La démocratie en altitude
RWANDA - 5 mars 2006 - par CHERIF OUAZANI
Le 20 février 2006 a pris fin un long processus électoral pour désigner les hommes et les femmes devant mettre en pratique la nouvelle étape de la décentralisation. Celui-ci avait débuté le 6 février au niveau des 2 147 cellules, unités territoriales de base, que compte le Rwanda. Pierre Damien Habumuemyi, secrétaire exécutif de la Commission nationale électorale, décrit le déroulement de la consultation :
« Les candidatures sont individuelles et non partisanes. Elles visent à pourvoir les huit postes de membres de l’exécutif. Une fois les candidats déclarés, chacun dispose d’un temps de parole de quinze minutes, avec interdiction de recourir à des arguments d’ordre ethnique ou religieux. À l’issue de cette campagne, les candidats se mettent debout, tournant le dos à l’Assemblée. Les électeurs accordent leur voix en se plaçant derrière le candidat de leur choix. La file la plus longue désigne le coordinateur de cellule et les deux suivantes, ses deux assesseurs, qui siégeront au parlement du secteur, c’est-à-dire à l’échelon supérieur. Quant aux cinq files suivantes, elles désigneront les membres du Conseil. Ce dernier recrute un secrétaire exécutif disposant d’un niveau d’études minimal de bac + 2. Cette opération est dirigée par trois agents électoraux. »
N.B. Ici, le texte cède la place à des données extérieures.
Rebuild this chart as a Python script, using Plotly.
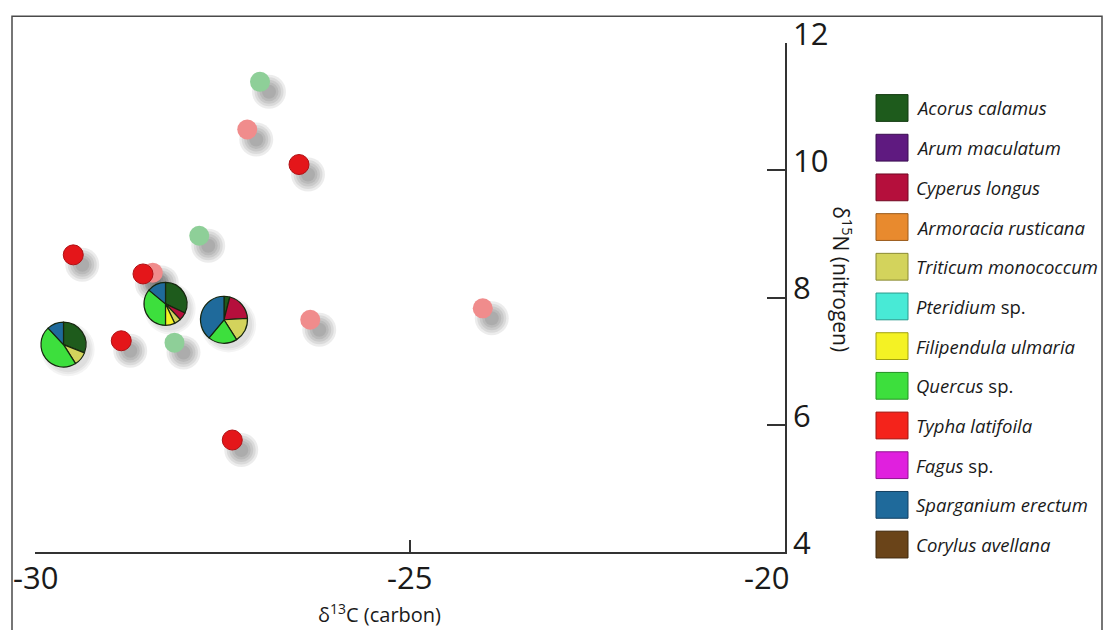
import plotly.graph_objects as go

# ---- figure geometry -------------------------------------------------------
W, H = 1108, 630
ML, MR, MT, MB = 35, 323, 39, 78
X_RANGE = [-30, -20]
Y_RANGE = [4, 12]
PLOT_W = W - ML - MR
PLOT_H = H - MT - MB

# ---- data ------------------------------------------------------------------
# δ13C (x) / δ15N (y) values of single samples
red_x = [-29.49, -28.56, -28.85, -27.37, -26.48]
red_y = [8.67, 8.37, 7.32, 5.76, 10.09]
pale_red_x = [-28.43, -27.17, -26.33, -24.03]
pale_red_y = [8.39, 10.64, 7.65, 7.83]
pale_green_x = [-27.00, -27.81, -28.14]
pale_green_y = [11.39, 8.97, 7.29]

# composite samples shown as pies (percent of each taxon)
pie_x = [-29.62, -28.26, -27.48]
pie_y = [7.26, 7.90, 7.65]

species = [
    "Acorus calamus", "Arum maculatum", "Cyperus longus", "Armoracia rusticana",
    "Triticum monococcum", "Pteridium sp.", "Filipendula ulmaria", "Quercus sp.",
    "Typha latifoila", "Fagus sp.", "Sparganium erectum", "Corylus avellana",
]
pie_values = [
    [31, 0, 0, 0, 10, 0, 0, 47, 0, 0, 12, 0],
    [32, 0, 6, 0, 5, 0, 7, 36, 0, 0, 14, 0],
    [4, 0, 20, 0, 17, 0, 0, 20, 0, 0, 39, 0],
]

x_ticks = [-30, -25, -20]
x_tick_text = ["-30", "-25", "-20"]
y_ticks = [4, 6, 8, 10, 12]
y_tick_text = ["4", "6", "8", "10", "12"]

# ---- styles ----------------------------------------------------------------
species_colors = [
    "#1e5b1c", "#5f1a80", "#b50f3c", "#e88a2e", "#d3d35c", "#48ead6",
    "#f4f224", "#3ddf3d", "#f4231b", "#e020de", "#1f6a9b", "#6a4419",
]
species_edges = [
    "#123a10", "#3a0e50", "#700822", "#9a5a1a", "#8a8a30", "#2a9a8c",
    "#a0a010", "#229022", "#a01510", "#901090", "#123f60", "#3f280c",
]
x_label_anchor = ["center", "center", "right"]
x_label_shift = [0, -1, 5]
pie_radius_px = [22.7, 21.7, 23.7]
POINT_SIZE = 20
SHADOW_DX_PX, SHADOW_DY_PX = 9, 10
FONT = "Open Sans, Noto Sans, sans-serif"
TXT = "#1a1a1a"

x_per_px = (X_RANGE[1] - X_RANGE[0]) / PLOT_W
y_per_px = (Y_RANGE[1] - Y_RANGE[0]) / PLOT_H


def paper_x(v):
    return (v - X_RANGE[0]) / (X_RANGE[1] - X_RANGE[0])


def paper_y(v):
    return (v - Y_RANGE[0]) / (Y_RANGE[1] - Y_RANGE[0])


def px_x(px):
    return (px - ML) / PLOT_W


def px_y(py):
    return (H - MB - py) / PLOT_H


fig = go.Figure()

# soft drop shadows (stacked translucent discs)
all_x = red_x + pale_red_x + pale_green_x
all_y = red_y + pale_red_y + pale_green_y
sx = [v + SHADOW_DX_PX * x_per_px for v in all_x]
sy = [v - SHADOW_DY_PX * y_per_px for v in all_y]
for grow in [14, 9, 4, -1, -6]:
    fig.add_trace(go.Scatter(
        x=sx, y=sy, mode="markers", hoverinfo="skip", showlegend=False,
        marker=dict(size=POINT_SIZE + grow, color="rgba(0,0,0,0.075)", line=dict(width=0)),
    ))
psx = [v + 0.5 * SHADOW_DX_PX * x_per_px for v in pie_x]
psy = [v - 0.5 * SHADOW_DY_PX * y_per_px for v in pie_y]
for grow in [8, 4, 0]:
    fig.add_trace(go.Scatter(
        x=psx, y=psy, mode="markers", hoverinfo="skip", showlegend=False,
        marker=dict(size=[2 * r + grow for r in pie_radius_px],
                    color="rgba(0,0,0,0.06)", line=dict(width=0)),
    ))

fig.add_trace(go.Scatter(
    x=pale_green_x, y=pale_green_y, mode="markers", showlegend=False,
    marker=dict(size=POINT_SIZE, color="#8ecf98", line=dict(width=0)),
))
fig.add_trace(go.Scatter(
    x=pale_red_x, y=pale_red_y, mode="markers", showlegend=False,
    marker=dict(size=POINT_SIZE, color="#f08c8c", line=dict(width=0)),
))
fig.add_trace(go.Scatter(
    x=red_x, y=red_y, mode="markers", showlegend=False,
    marker=dict(size=POINT_SIZE, color="#e4161a", line=dict(width=1, color="#b01014")),
))

# pies placed at their data coordinates
for cx, cy, r, vals in zip(pie_x, pie_y, pie_radius_px, pie_values):
    keep = [i for i, v in enumerate(vals) if v > 0]
    hx = r / PLOT_W
    hy = r / PLOT_H
    fig.add_trace(go.Pie(
        labels=[species[i] for i in keep],
        values=[vals[i] for i in keep],
        marker=dict(colors=[species_colors[i] for i in keep],
                    line=dict(color="#16260f", width=1.2)),
        sort=False, direction="clockwise", rotation=0,
        textinfo="none", hoverinfo="label+percent", showlegend=False,
        domain=dict(x=[paper_x(cx) - hx, paper_x(cx) + hx],
                    y=[paper_y(cy) - hy, paper_y(cy) + hy]),
    ))

shapes = []
annotations = []

# outer frame
shapes.append(dict(type="rect", xref="paper", yref="paper",
                   x0=px_x(12), x1=px_x(1102), y0=px_y(660), y1=px_y(12),
                   line=dict(color="#4a4a4a", width=1.5), fillcolor="rgba(0,0,0,0)"))

# x tick labels, placed on the x scale below the axis line
for v, t, anc, sh in zip(x_ticks, x_tick_text, x_label_anchor, x_label_shift):
    annotations.append(dict(xref="x", yref="paper", x=v, y=px_y(555),
                            text=t, showarrow=False, xanchor=anc, yanchor="top",
                            xshift=sh, borderpad=0,
                            font=dict(family=FONT, size=31, color=TXT)))

# species key
for i, (name, col, edge) in enumerate(zip(species, species_colors, species_edges)):
    yc = 104.5 + 40 * i
    shapes.append(dict(type="rect", xref="paper", yref="paper",
                       x0=px_x(876), x1=px_x(908), y0=px_y(yc + 13.5), y1=px_y(yc - 13.5),
                       fillcolor=col, line=dict(color=edge, width=1)))
    if name.endswith(" sp."):
        label = "<i>" + name[:-4] + "</i> sp."
    else:
        label = "<i>" + name + "</i>"
    annotations.append(dict(xref="paper", yref="paper", x=px_x(914), y=px_y(yc),
                            text=label, showarrow=False, xanchor="left", yanchor="middle",
                            font=dict(family=FONT, size=18.5, color=TXT)))

# axis titles
annotations.append(dict(xref="paper", yref="paper", x=px_x(379), y=px_y(614),
                        text="δ<sup>13</sup>C (carbon)", showarrow=False,
                        xanchor="center", yanchor="middle", borderpad=0,
                        font=dict(family=FONT, size=20, color=TXT)))
annotations.append(dict(xref="paper", yref="paper", x=px_x(843), y=px_y(277),
                        text="δ<sup>15</sup>N (nitrogen)", showarrow=False, textangle=90,
                        xanchor="center", yanchor="middle",
                        font=dict(family=FONT, size=21, color=TXT)))

fig.update_layout(
    width=W, height=H,
    margin=dict(l=ML, r=MR, t=MT, b=MB, pad=0),
    paper_bgcolor="white", plot_bgcolor="white",
    font=dict(family=FONT, color=TXT),
    shapes=shapes, annotations=annotations,
    xaxis=dict(range=X_RANGE, showgrid=False, zeroline=False,
               showline=True, linecolor="#333333", linewidth=1.5,
               ticks="inside", ticklen=12, tickwidth=1.5, tickcolor="#333333",
               tickvals=x_ticks, showticklabels=False),
    yaxis=dict(range=Y_RANGE, side="right", showgrid=False, zeroline=False,
               showline=True, linecolor="#333333", linewidth=1.5,
               ticks="inside", ticklen=18, tickwidth=1.5, tickcolor="#333333",
               tickvals=y_ticks, ticktext=y_tick_text, ticklabelshift=-9,
               tickfont=dict(family=FONT, size=31, color=TXT)),
)

fig.write_html("out.html")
Quant aux secteurs et districts, ils ont élu leurs conseillers respectivement le 13 et le 20 février. Pour chaque type de représentation, un niveau scolaire est requis : cycle secondaire achevé pour la cellule, bac + 2 pour le secteur et bac + 4 pour le district. Chaque secteur aura son parlement et chaque district son gouvernement. Ces instances élues seront assistées par des équipes de technocrates qu’elles auront elles-mêmes sélectionnés et recrutés. Autres précisions : premièrement, la loi impose une participation féminine minimale de 30 % au sein des parlements et gouvernements locaux ; deuxièmement, les nouvelles institutions verront participer, aux côtés des élus, des représentants de la jeunesse, des différentes catégories socioprofessionnelles et du mouvement associatif.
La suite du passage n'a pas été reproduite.